Статьи из журнала «Что читать» (Быков) - страница 6

Дело вот в чем: в ранней прозе Терехова было много самолюбования, что для литературы чаще всего плохо. В новой — много самоненависти, а это почти всегда хорошо. Драма тереховского поколения отчасти в том, что большинство талантливых людей, которым ныне от 35 до 45, застали советскую власть и формулировали первые жизненные установки в ее терминах, с поправкой на ее условия. Советский проект предполагал ниши крупного литератора, властителя дум и социального мыслителя, занятого теодицеей в масштабах страны, то есть оправдывающего и разъясняющего населению художества власти. Большинство отечественных политологов воспитаны, увы, в этой парадигме. Большинство же литераторов, тереховских ровесников, ярко начинали, но быстро сдулись: они увидели, что их литература ровно никому не нужна, и задохнулись в безвоздушном пространстве. Терехов не задохнулся — он накопил сил для того, чтобы судить нынешнее время с позиций того, ужасного, но и грандиозного.

Когда-то искусствоведа Людмилу Лунину судили за то, что певца героической смерти, живописца Верещагина, она посмела назвать некрофилом во фроммовском смысле; был целый процесс. Я не хочу ни инспирировать процесс, ни оскорблять Терехова, написавшего, на мой взгляд, очень важную книгу, но без некрофилии (во все том же философском смысле) тут не обходится. Автор влюблен в шестнадцатилетнюю мертвую девочку из сталинского дома, большого и страшного конструктивистского серого дома на набережной, а живые девушки для него гораздо более мертвы и безразличны, потому что научились жить без воздуха и даже не знают, какой он бывает. Это книга о любви к прошлому и отвращении к настоящему, о любви к масштабу и отвращении к мелочности; тут нет никакого сталинизма, поскольку сталинская эпоха важна Терехову-прозаику лишь как время исключительных по накалу страстей и небывалых коллизий. И потом, мы ведь не на теоретическом диспуте. Нам важен художественный результат — а результат налицо: перед нами сочинение увлекательное, динамичное, субъективное, спорное, но главное — проникнутое нешуточным страданием. «Я — рыба глубоководная», говорил о себе Андрей Тарковский. Терехов, как и все дети застоя, тоже рыба глубоководная. Он не виноват, что его тянет на глубину, — хотя ему отлично известно, какие чудовища там таятся и чем кончаются встречи с ними.

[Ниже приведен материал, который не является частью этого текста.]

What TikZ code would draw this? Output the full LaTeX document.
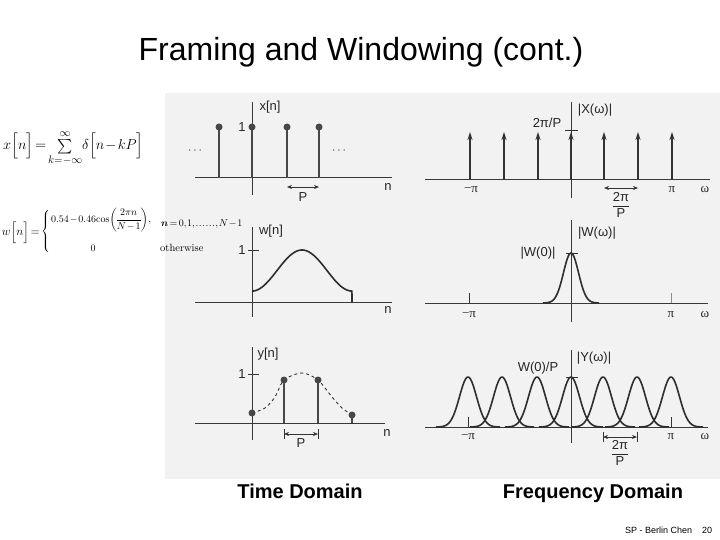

Однако дело не только в эстетическом пристрастии к имперской эпохе, к миру советской элиты, к странным подпольным организациям вроде «Четвертой империи», дело не в болезненном, остром интересен к мальчикам с отцовскими наганами и девочкам, воспитывавшимся в Штатах; роман Терехова не только и не столько об этом, и не ради истины (в его случае — весьма сомнительной) ведет он свое расследование, доследование 60 лет спустя. Книга, в общем, о смерти, запах которой так ощутим на руинах бывшей страны; о том, как вцепляется в человека биологический ужас после утраты всех целей и смыслов. Расследование, которое ведет герой, — заполнение жизни, попытка придать ей цель, вкус, напряжение. Смерть караулит на всех углах, и за каким свидетелем ни устремится рассказчик — там тоже либо смерть, либо безумие, либо, по-трифоновски говоря, «исчезновение». Жизнь уходит сквозь пальцы, ежесекундно. Отвлечься не на что. Тем ярче сияют предвоенные и военные дни, дачи в Серебряном бору, теннис, влюбленности, дуэли — весь этот праздник, подсвеченный ужасом, потому что каждый день кого-нибудь берут. Такой страсти — во всех смыслах — советская история больше не знала. Эстетическое освоение этого феномена по разным причинам откладывалось: сначала было нельзя, потом не хватало талантов, и лишь одно сочетание таланта с достаточной информированностью знала советская литература: Трифонов этой жизнью жил, был ею навеки ранен и смог ее описать. Не зря Александр Жолковский, ценитель пристальный и строгий, признался однажды, что высшим трифоновским свершением — а может, и лучшим советским рассказом, не считая нескольких шедевров Аксенова, — считает «Игры в сумерках». Кто не читал — прочтите.